Regulars and Shorts

Ask the Swami: October 2009

By Steve Bhaerman

We have a criminal justice system.
by Swami Beyondananda

Dear Swami:

I find the present prison system archaic. Not only do we not rehabilitate our prisoners, but it costs us a fortune to keep these guys behind bars. Not to mention all the money we’re spending to apprehend, prosecute and incarcerate all those “dangerous” drug offenders while the criminals who might actually harm someone get reduced sentences. Do you see any positive changes in our criminal justice system in the coming new age?

Xavier Onassis,
Wilmington, Delaware

Dear Xavier:

What you say about our criminal justice system is accurate indeed. No doubt about it, we definitely have a criminal justice system, and I will tell you why. For some reason, we got it in our political heads that it’s the government’s job to try to stop people from doing things to themselves that they’re going to do anyway. Take the war on drugs—please! I don’t know if you’ve been following the box scores, but no matter how many dealers and users are nailed at home, there are millions more who score. We’ve tried changing pitchers, we’ve tried changing managers, we’ve tried bringing some strong arms out of the bullpen, but it’s time we faced the fact that the ballgame’s over and it’s time to play a different game.

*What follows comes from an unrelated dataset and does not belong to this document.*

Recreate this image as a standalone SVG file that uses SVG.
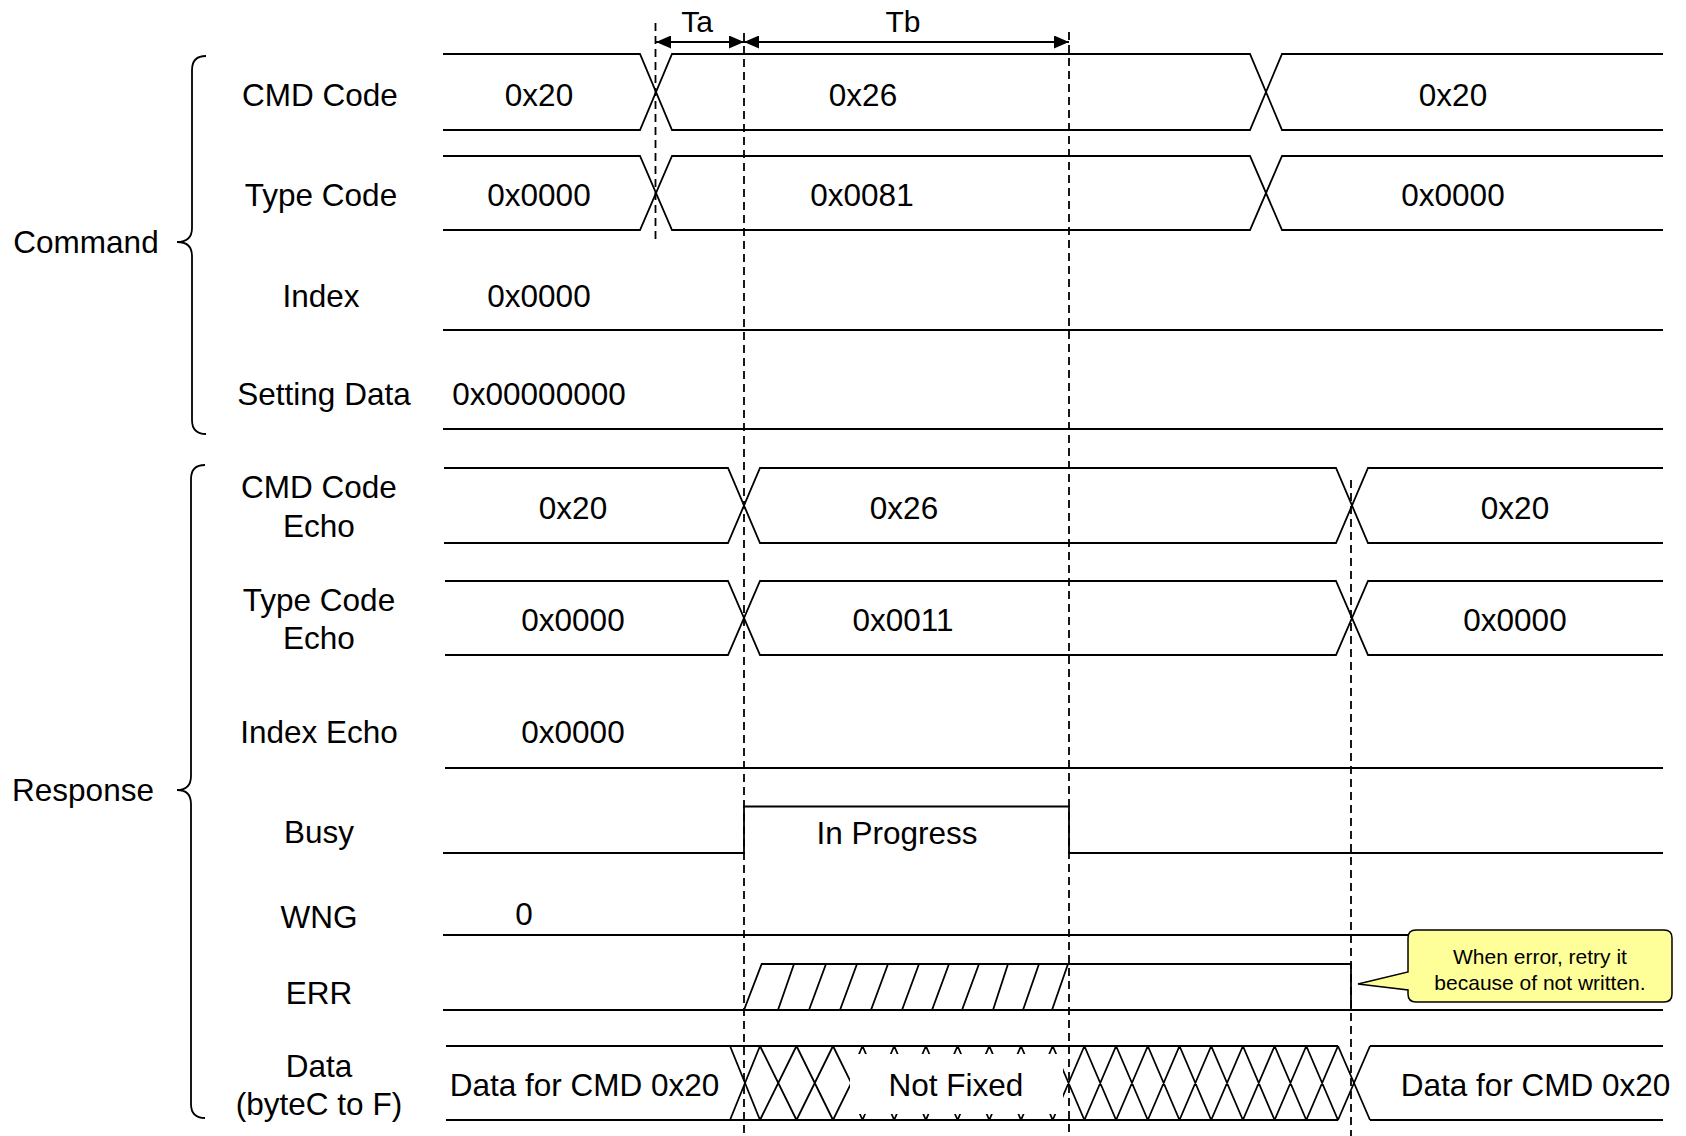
<svg xmlns="http://www.w3.org/2000/svg" width="1686" height="1136" viewBox="0 0 1686 1136">
<style>
.t{font-family:"Liberation Sans",Arial,sans-serif;font-size:31.5px;fill:#000;text-anchor:middle}
.tt{font-family:"Liberation Sans",Arial,sans-serif;font-size:30px;fill:#000;text-anchor:middle}
.c{font-family:"Liberation Sans",Arial,sans-serif;font-size:21px;fill:#000;text-anchor:middle}
.s{fill:none;stroke:#000;stroke-width:1.8}
.d{fill:none;stroke:#000;stroke-width:1.8;stroke-dasharray:8 5}
.a{fill:none;stroke:#000;stroke-width:2;marker-start:url(#ah);marker-end:url(#ah)}
</style>
<defs>
<marker id="ah" viewBox="0 0 15 13" refX="15" refY="6.5" markerWidth="15" markerHeight="13" markerUnits="userSpaceOnUse" orient="auto-start-reverse"><path d="M0,0 L15,6.5 L0,13 Z" fill="#000"/></marker>
<clipPath id="cl"><rect x="0" y="0" width="850" height="1136"/></clipPath>
<clipPath id="cr"><rect x="850" y="0" width="836" height="1136"/></clipPath>
</defs>
<rect width="1686" height="1136" fill="#fff"/>

<g id="command">
<path class="s" d="M206,56 Q192,56 192,70 L192,228 Q192,242 177,242 Q192,242 192,256 L192,420 Q192,434 206,434"/>
<text class="t" x="86" y="253">Command</text>
</g>

<g id="cmd-code">
<text class="t" x="320" y="105.5">CMD Code</text>
<path class="s" d="M443,54 H640 L672,130 H1250 L1282,54 H1663 M443,130 H640 L672,54 H1250 L1282,130 H1663"/>
<text class="t" x="539" y="105.5">0x20</text>
<text class="t" x="863" y="105.5">0x26</text>
<text class="t" x="1453" y="105.5">0x20</text>
</g>

<g id="type-code">
<text class="t" x="321" y="205.5">Type Code</text>
<path class="s" d="M443,156 H640 L672,230 H1250 L1282,156 H1663 M443,230 H640 L672,156 H1250 L1282,230 H1663"/>
<text class="t" x="539" y="205.5">0x0000</text>
<text class="t" x="862" y="205.5">0x0081</text>
<text class="t" x="1453" y="205.5">0x0000</text>
</g>

<g id="index">
<text class="t" x="321" y="306.5">Index</text>
<path class="s" d="M443,330 H1663"/>
<text class="t" x="539" y="306.5">0x0000</text>
</g>

<g id="setting-data">
<text class="t" x="324" y="404.5">Setting Data</text>
<path class="s" d="M443,429 H1663"/>
<text class="t" x="539" y="404.5">0x00000000</text>
</g>

<g id="response">
<path class="s" d="M205,465 Q191,465 191,479 L191,776 Q191,790 177,790 Q191,790 191,804 L191,1104 Q191,1118 205,1118"/>
<text class="t" x="83" y="801">Response</text>
</g>

<g id="cmd-code-echo">
<text class="t" x="319" y="498">CMD Code</text>
<text class="t" x="319" y="537">Echo</text>
<path class="s" d="M444,468 H728 L760,543 H1336 L1368,468 H1663 M444,543 H728 L760,468 H1336 L1368,543 H1663"/>
<text class="t" x="573" y="518.5">0x20</text>
<text class="t" x="904" y="518.5">0x26</text>
<text class="t" x="1515" y="518.5">0x20</text>
</g>

<g id="type-code-echo">
<text class="t" x="319" y="611">Type Code</text>
<text class="t" x="319" y="649">Echo</text>
<path class="s" d="M445,581 H728 L760,655 H1336 L1368,581 H1663 M445,655 H728 L760,581 H1336 L1368,655 H1663"/>
<text class="t" x="573" y="630.5">0x0000</text>
<text class="t" x="903" y="630.5">0x0011</text>
<text class="t" x="1515" y="630.5">0x0000</text>
</g>

<g id="index-echo">
<text class="t" x="319" y="743">Index Echo</text>
<path class="s" d="M445,768 H1663"/>
<text class="t" x="573" y="743">0x0000</text>
</g>

<g id="busy">
<text class="t" x="319" y="843">Busy</text>
<path class="s" d="M443,853 H744 V806.5 H1069 V853 H1663"/>
<text class="t" x="897" y="844">In Progress</text>
</g>

<g id="wng">
<text class="t" x="319" y="928">WNG</text>
<path class="s" d="M443,935 H1663"/>
<text class="t" x="524" y="925">0</text>
</g>

<g id="err">
<text class="t" x="319" y="1003.5">ERR</text>
<path class="s" d="M443,1010 H1663"/>
<path class="s" d="M744,1010 L761.7,964 H1351 V1010 M778,1010 L794,964 M809,1010 L826,964 M840,1010 L857,964 M871,1010 L888,964 M902,1010 L919,964 M932,1010 L949,964 M962,1010 L979,964 M993,1010 L1008,964 M1023,1010 L1039,964 M1052,1010 L1068,964"/>
</g>

<g id="data">
<text class="t" x="319" y="1077">Data</text>
<text class="t" x="319" y="1115">(byteC to F)</text>
<path class="s" d="M446,1046 H1338 M446,1120 H1338 M1370,1046 H1663 M1370,1120 H1663 M1338,1046 L1370,1120 M1338,1120 L1370,1046"/>
<path class="s" clip-path="url(#cl)" d="M730,1046 L760,1120 M730,1120 L760,1046 M760,1046 L796.5,1120 M760,1120 L796.5,1046 M796.5,1046 L833,1120 M796.5,1120 L833,1046 M833,1046 L869.5,1120 M833,1120 L869.5,1046"/>
<path class="s" clip-path="url(#cr)" d="M830.8,1046 L862.5,1120 M830.8,1120 L862.5,1046 M862.5,1046 L894.2,1120 M862.5,1120 L894.2,1046 M894.2,1046 L925.9,1120 M894.2,1120 L925.9,1046 M925.9,1046 L957.6,1120 M925.9,1120 L957.6,1046 M957.6,1046 L989.3,1120 M957.6,1120 L989.3,1046 M989.3,1046 L1021,1120 M989.3,1120 L1021,1046 M1021,1046 L1052.7,1120 M1021,1120 L1052.7,1046 M1052.7,1046 L1084.4,1120 M1052.7,1120 L1084.4,1046 M1084.4,1046 L1116.1,1120 M1084.4,1120 L1116.1,1046 M1116.1,1046 L1147.8,1120 M1116.1,1120 L1147.8,1046 M1147.8,1046 L1179.5,1120 M1147.8,1120 L1179.5,1046 M1179.5,1046 L1211.2,1120 M1179.5,1120 L1211.2,1046 M1211.2,1046 L1242.9,1120 M1211.2,1120 L1242.9,1046 M1242.9,1046 L1274.6,1120 M1242.9,1120 L1274.6,1046 M1274.6,1046 L1306.3,1120 M1274.6,1120 L1306.3,1046 M1306.3,1046 L1338,1120 M1306.3,1120 L1338,1046"/>
<rect x="850" y="1054" width="213" height="60" fill="#fff"/>
<text class="t" x="584.5" y="1096">Data for CMD 0x20</text>
<text class="t" x="956" y="1096">Not Fixed</text>
<text class="t" x="1535.5" y="1096">Data for CMD 0x20</text>
</g>

<g id="connectors">
<path class="d" d="M655.5,23 V240"/>
<path class="d" d="M744,33 V1136"/>
<path class="d" d="M1069,32 V1136"/>
<path class="d" d="M1351,480 V1136"/>
<path class="a" d="M656,42 H744"/>
<path class="a" d="M744,42 H1069"/>
<text class="tt" x="697" y="32">Ta</text>
<text class="tt" x="903" y="32">Tb</text>
</g>

<g id="callout">
<path d="M1416,930 H1664 Q1672,930 1672,938 V994 Q1672,1002 1664,1002 H1416 Q1408,1002 1408,994 V990 L1358,984 L1408,972 V938 Q1408,930 1416,930 Z" fill="#ffff99" stroke="#000" stroke-width="1.5"/>
<text class="c" x="1540" y="963.5">When error, retry it</text>
<text class="c" x="1540" y="989.5">because of not written.</text>
</g>
</svg>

Why do people get high on drugs? Because reality bites! Maybe if we spent our energy helping people improve their reality, drugs would become an aesthetic exploration taken on occasion rather than an anesthetic to dull the pain.

As for more serious crime, the answer is restitution and rehabilitation. Remember the old notion that criminals should pay for their crimes? Well, right now we the people are paying through the nose! And since nasal mucus can’t buy hardly anything nowadays, it’s costing us money as well. Do you realize it costs about $20,000 to keep the average offender in jail—per year? This means that if we put convicted felons on the street and paid them $10,000 a year not to commit crimes, we’d be saving 50%!

That is why I’m in favor of the Debt Penalty—offenders literally pay a financial debt to society. Convicted thieves can be hired as high-priced consultants on crime prevention—only their income would go to pay restitution to the victims, pay for the police and court work involved in bringing them to justice, and of course pay for their room and board in prison. And when some movie studio pays one of these jerks a fortune for his or her story, we can take some solace in knowing the money will compensate the victims and society. For some prisoners, receiving the debt sentence might be the best thing that ever happened to them. They’ll be able to pay a finite amount of money over time and then be free to rejoin society. And this belief in life after debt will enable them to do their time with dignity and hope.

I also predict that in the near future, alternative healing will be a part of the rehabilitation process. Chinese herbs will be used to treat the yang imbalance that most offenders have, yoga will be used to insure they do a nice, long stretch while in the can, and—in a very controversial practice—new age music will be piped into each cell every waking moment. Sure, bleeding hearts will object that this might not be the music most prisoners want to listen to, but hey—if you can’t do the time, don’t do the crime.